Our approach is underpinned by a commitment to tier-one standards, even if we’re not there in size just yet. We don’t cut corners, we focus on delivering top-quality work, investing in top-tier people, and driving the industry forward with the right technology. For us, it’s not just about quoting the lowest price and delivering as cheaply as possible, it’s about adding value, setting new standards and helping push the industry in the right direction.

How do you balance short-term goals with your longer-term strategy and value proposition?

It’s become trickier as we’ve grown, especially given the state of the market over the last few years. In the past, external stakeholders – banks and others with financial ties – focused more on our overall trajectory, overlooking short-term fluctuations as long as we were moving in the right direction. But with some high-profile failures in construction, there’s been a shift toward immediate performance. Now, stakeholders want to know how we’re delivering today, not just where we’ll be in five years.

This means we need to assess every project through a short and long-term lens. Is the customer right? Is the location suitable, minimising unnecessary travel and strain on employees? Is the scheme something we’re genuinely proud to deliver? With the market less congested, we’re becoming more selective, prioritising projects that strengthen both financial performance and our core values.

How is your finance team adapting to technological advancements, and has this affected what you look for when recruiting?

It’s been a journey. Some team members are eager to embrace new tech, while others prefer sticking to familiar processes, and that’s important too. While innovation is essential, the core reporting still needs to happen as it does now. Construction as an industry lags behind in tech adoption, but we’re pushing forward, introducing new software to support our data analysis and supply chain, and upskilling our teams as we grow.
 

When it comes to recruitment, undoubtedly yes, we’re shifting toward more technical skills. But for me I think the key is still about finding the right balance of people with both traditional accounting skills and the aptitude to embrace new technical expertise.

 

How does your people strategy link back to your core values?

Our new bonus scheme is a great way to illustrate this. We’ve designed it specially to reward employees for representing the Glencar values. Customer feedback plays a big part in this. At the end of each project, we ask clients how likely they are to recommend Glencar, and this score directly impacts bonuses, reinforcing our commitment to excellence and customers.

ESG is another key factor. We’ve set a carbon emissions intensity target that lowers each year to drive sustainability, and we also track charitable contributions. Individual performance also plays a role, assessing how employees are developing and upskilling. It’s a balance of incentive and accountability.
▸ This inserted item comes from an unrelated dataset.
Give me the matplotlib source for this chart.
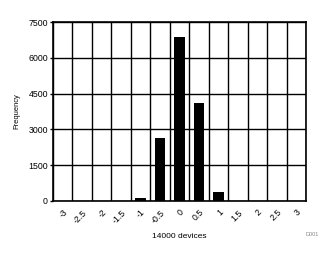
import matplotlib
matplotlib.use("Agg")
import matplotlib.pyplot as plt
import numpy as np

categories = ["-3", "-2.5", "-2", "-1.5", "-1", "-0.5", "0", "0.5", "1", "1.5", "2", "2.5", "3"]
frequency = [0, 0, 0, 0, 140, 2625, 6870, 4125, 375, 0, 0, 0, 0]
yticks = [0, 1500, 3000, 4500, 6000, 7500]

plt.rcParams['font.family'] = ['Liberation Sans', 'DejaVu Sans']

fig = plt.figure(figsize=(3.35, 2.54), dpi=100)
ax = fig.add_axes([53/335, 1 - 201/254, (306-53)/335, (201-22)/254])

x = np.arange(len(categories))
ax.bar(x, frequency, width=0.56, color='black', zorder=3)
ax.set_xlim(-0.5, len(categories) - 0.5)
ax.set_ylim(0, 7500)
ax.set_yticks(yticks)
ax.set_yticklabels([str(v) for v in yticks], fontsize=6.3)
ax.set_xticks(x)
ax.set_xticklabels(categories, fontsize=6.3, rotation=45, ha='right', rotation_mode='anchor')
ax.set_xticks(np.arange(len(categories) + 1) - 0.5, minor=True)
ax.tick_params(axis='x', which='both', length=0, pad=5)
ax.tick_params(axis='y', which='major', length=2.2, width=1.0, pad=1.5, direction='out')
ax.grid(True, which='minor', axis='x', color='black', linewidth=1.0, zorder=1)
ax.grid(True, which='major', axis='y', color='black', linewidth=1.0, zorder=1)
for s in ax.spines.values():
    s.set_linewidth(1.2)
    s.set_zorder(4)
ax.set_ylabel("Frequency", fontsize=5.4, labelpad=6)
ax.set_xlabel("14000 devices", fontsize=6.0, labelpad=6)
fig.text(312/335, 1 - 234/254, "D001", fontsize=4, color='#888888', ha='center', va='center')

fig.savefig("out.png", dpi=100)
Ultimately, we wanted the focus to be about driving the values we stand for rather than financial objectives. Even in a year where we fall short of our profit target, employees can still earn a bonus based on these contributions.
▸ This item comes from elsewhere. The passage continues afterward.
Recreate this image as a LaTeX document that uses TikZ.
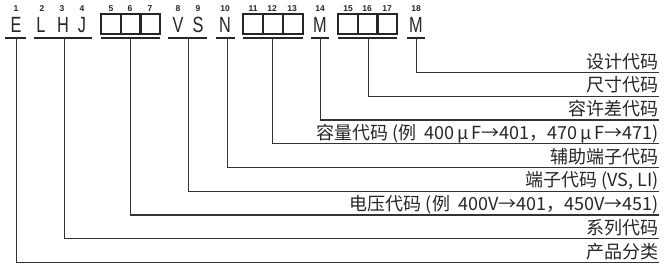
\documentclass[tikz,border=0pt]{standalone}
\usepackage{fontspec}
\setmainfont{Liberation Sans}
\newfontfamily\cjk{Noto Sans CJK SC}
\begin{document}
\begin{tikzpicture}[x=1pt,y=-1pt,
  ln/.style={draw=black!80,line width=1.3pt},
  bar/.style={draw=black!85,line width=1.8pt},
  vl/.style={draw=black!80,line width=1pt},
  letter/.style={font=\fontsize{22}{22}\selectfont,inner sep=0pt,anchor=base,text=black!85,xscale=0.74,transform shape},
  num/.style={font=\bfseries\fontsize{8.5}{9}\selectfont,inner sep=0pt,anchor=base,text=black!85},
  cell/.style={draw=black!85,line width=1.3pt,minimum size=20pt,inner sep=0pt},
  lab/.style={font=\cjk\fontsize{18}{18}\selectfont,inner sep=0pt,anchor=base east,text=black!85}]
\useasboundingbox (0,0) rectangle (665,274);
% position numbers
\foreach \n/\x in {1/16,2/42,3/62,4/82,5/111,6/130,7/150,8/178,9/198,10/225,11/253,12/272,13/292,14/320,15/348,16/367,17/387,18/416}
  \node[num] (n\n) at (\x,11) {\n};
% letters
\node[letter] (E) at (16,32.5) {E};
\node[letter] (L) at (41,32.5) {L};
\node[letter] (H) at (63,32.5) {H};
\node[letter] (J) at (82,32.5) {J};
\node[letter] (V) at (178,32.5) {V};
\node[letter] (S) at (198,32.5) {S};
\node[letter] (N) at (225,32.5) {N};
\node[letter] (M1) at (320,32.5) {M};
\node[letter] (M2) at (416,32.5) {M};
% boxes
\foreach \i/\x in {5/111,6/131,7/150,11/253,12/273,13/293,15/348,16/368,17/387}
  \node[cell] (c\i) at (\x,24) {};
% bars
\coordinate (b1l) at (5,38);   \coordinate (b1r) at (26,38);
\coordinate (b2l) at (34,38);  \coordinate (b2r) at (92,38);
\coordinate (b3l) at (101,38); \coordinate (b3r) at (160,38);
\coordinate (b4l) at (168,38); \coordinate (b4r) at (207,38);
\coordinate (b5l) at (216,38); \coordinate (b5r) at (235,38);
\coordinate (b6l) at (243,38); \coordinate (b6r) at (303,38);
\coordinate (b7l) at (311,38); \coordinate (b7r) at (329,38);
\coordinate (b8l) at (338,38); \coordinate (b8r) at (397,38);
\coordinate (b9l) at (407,38); \coordinate (b9r) at (425,38);
\foreach \b in {1,...,9} \draw[bar] (b\b l) -- (b\b r);
% bar centres
\coordinate (t1) at (16,38);
\coordinate (t2) at (64,38);
\coordinate (t3) at (130,38);
\coordinate (t4) at (188,38);
\coordinate (t5) at (227,38);
\coordinate (t6) at (272,38);
\coordinate (t7) at (320,38);
\coordinate (t8) at (368,38);
\coordinate (t9) at (416,38);
% right ends of lines
\coordinate (r9) at (659,72.5);
\coordinate (r8) at (659,96.3);
\coordinate (r7) at (659,120);
\coordinate (r6) at (659,143.8);
\coordinate (r5) at (659,167.6);
\coordinate (r4) at (659,191.3);
\coordinate (r3) at (659,215);
\coordinate (r2) at (659,238.8);
\coordinate (r1) at (659,262.5);
% labels
\node[lab] (l9) at ([yshift=4.5]r9) {设计代码};
\node[lab] (l8) at ([yshift=4.5]r8) {尺寸代码};
\node[lab] (l7) at ([yshift=4.5]r7) {容许差代码};
\node[lab] (l6) at ([yshift=4.5]r6) {容量代码 (例\ \ 400\,μ\,F→401，470\,μ\,F→471)};
\node[lab] (l5) at ([yshift=4.5]r5) {辅助端子代码};
\node[lab] (l4) at ([yshift=4.5]r4) {端子代码 (VS, LI)};
\node[lab] (l3) at ([yshift=4.5]r3) {电压代码 (例\ \ 400V→401，450V→451)};
\node[lab] (l2) at ([yshift=4.5]r2) {系列代码};
\node[lab] (l1) at ([yshift=4.5]r1) {产品分类};
% connectors
\foreach \k in {1,...,9} {
  \draw[vl] (t\k) |- (r\k);
  \draw[ln] (t\k |- r\k) -- (r\k);
}
\end{tikzpicture}
\end{document}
That sounds great. Has the workforce embraced it?

Yes, they have. We rolled it out a couple of months ago and have already seen an uptick in PDR completion and training. HR has had lots of people getting in touch asking if they’ve completed all their training, which is something we’ve never seen before. Usually, people avoid training because it’s at the bottom of their priority list when they’re busy on site. So hopefully this will have a real impact.

And finally, to summarise, would you say that the role of the CFO has evolved beyond traditional expectations?

Absolutely. It’s not just reporting numbers anymore, it’s about influencing broader business strategy. To me this feels like quite a natural evolution. Sooner or later, everything in the business flows through finance. We might not be the first to hear about an initiative, but every decision ultimately ties back to financial reporting.


That said, I think it also speaks to a broader point about collaboration. As a business, all our departments need to work together because while finance can provide data and analysis, actually implementing change is a different challenge. To create real change, everyone needs to work together.